AHM, the season extension, the liberal framework were nothing more than experiments based on unproved hypotheses. Those experiments have coincided with a general decline in the quality of hunter opportunity for all of us. The promoters of those failed strategies have no standing to demand that proponents of a more conservative approach base their arguments on “science” when they did not do so in the first instance
- and when there are too many variables ever to construct a true scientific model for these purposes.
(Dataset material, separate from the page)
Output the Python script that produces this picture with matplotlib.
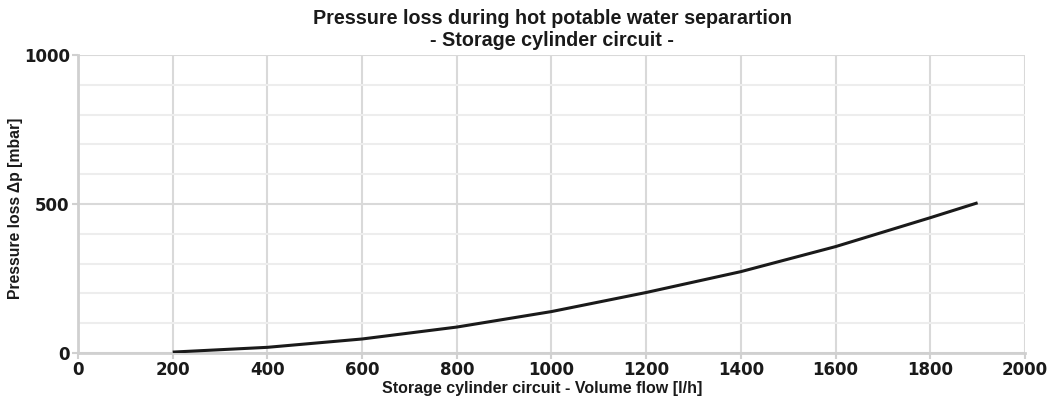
import matplotlib

matplotlib.use("Agg")
import matplotlib.pyplot as plt
from matplotlib.ticker import MultipleLocator

# volume flow [l/h] and pressure loss [mbar]
flow = [200, 400, 600, 800, 1000, 1200, 1400, 1600, 1800, 1900]
pressure = [3, 19, 47, 87, 139, 203, 273, 357, 454, 504]

x_ticks = [0, 200, 400, 600, 800, 1000, 1200, 1400, 1600, 1800, 2000]
y_ticks = [0, 500, 1000]

TITLE = "Pressure loss during hot potable water separartion\n- Storage cylinder circuit -"
XLABEL = "Storage cylinder circuit - Volume flow [l/h]"
YLABEL = "Pressure loss \u0394p [mbar]"

fig = plt.figure(figsize=(10.56, 3.98), dpi=100)
ax = fig.add_axes([0.0739, 0.1131, 0.8967, 0.7487])

ax.plot(flow, pressure, color="#1a1a1a", linewidth=2.2, solid_capstyle="butt",
        solid_joinstyle="round", zorder=3)

ax.set_xlim(0, 2000)
ax.set_ylim(0, 1000)
ax.set_xticks(x_ticks)
ax.set_yticks(y_ticks)
ax.yaxis.set_minor_locator(MultipleLocator(100))

ax.grid(which="major", color="#d9d9d9", linewidth=1.5)
ax.grid(which="minor", axis="y", color="#ededed", linewidth=1.5)
ax.set_axisbelow(True)

for side in ("top", "right"):
    ax.spines[side].set_visible(False)
for side in ("left", "bottom"):
    ax.spines[side].set_color("#d0d0d0")
    ax.spines[side].set_linewidth(2.0)

ax.tick_params(axis="both", which="major", length=4, width=1.5, color="#d0d0d0", pad=2)
ax.tick_params(axis="y", which="minor", length=0)
for lab in ax.get_xticklabels() + ax.get_yticklabels():
    lab.set_fontfamily("DejaVu Sans")
    lab.set_fontweight("bold")
    lab.set_fontsize(12)
    lab.set_color("#1a1a1a")

sans = ["Liberation Sans", "DejaVu Sans"]
ax.set_xlabel(XLABEL, family=sans, fontweight="bold", fontsize=11.5, color="#1a1a1a")
ax.xaxis.set_label_coords(0.49, -0.094)
ax.set_ylabel(YLABEL, family=sans, fontweight="bold", fontsize=11.3, color="#1a1a1a",
              va="center")
ax.yaxis.set_label_coords(-0.066, 0.487)

fig.text(0.523, 0.977, TITLE, ha="center", va="top", family=sans,
         fontweight="bold", fontsize=14.2, color="#1a1a1a", linespacing=1.22)

fig.savefig("out.png", dpi=100)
Thus, we are left with common sense – something that the so-called experts hate precisely because it devalues their supposed expertise.
As the hunters in Arkansas can attest, continuation of those practices will likely kill opportunity for us all, the experienced, the addicted, and the inexperienced alike, unless they are reversed.
As we persist in squandering our birthrate for the sake of short term killing, it would be useful to keep Chesapeake Bay – and a violin toting Roman emperor as a metaphor for the fabled bottomlands of Arkansas – clearly in mind. That’s the reality toward which we are headed – not some barnyard byproduct wishdream offered in aid of the notion that actions will not have consequences – that killing ducks in large numbers on the eve of the nesting season won’t impair production.
At least in California, we have the luxury of time to change course, at least the remnant of a flight sufficient to provide a vestige of the traditional joy of a day in the marsh. Looking back over the years and the decline I have personally experienced, I would say: Not much time at that.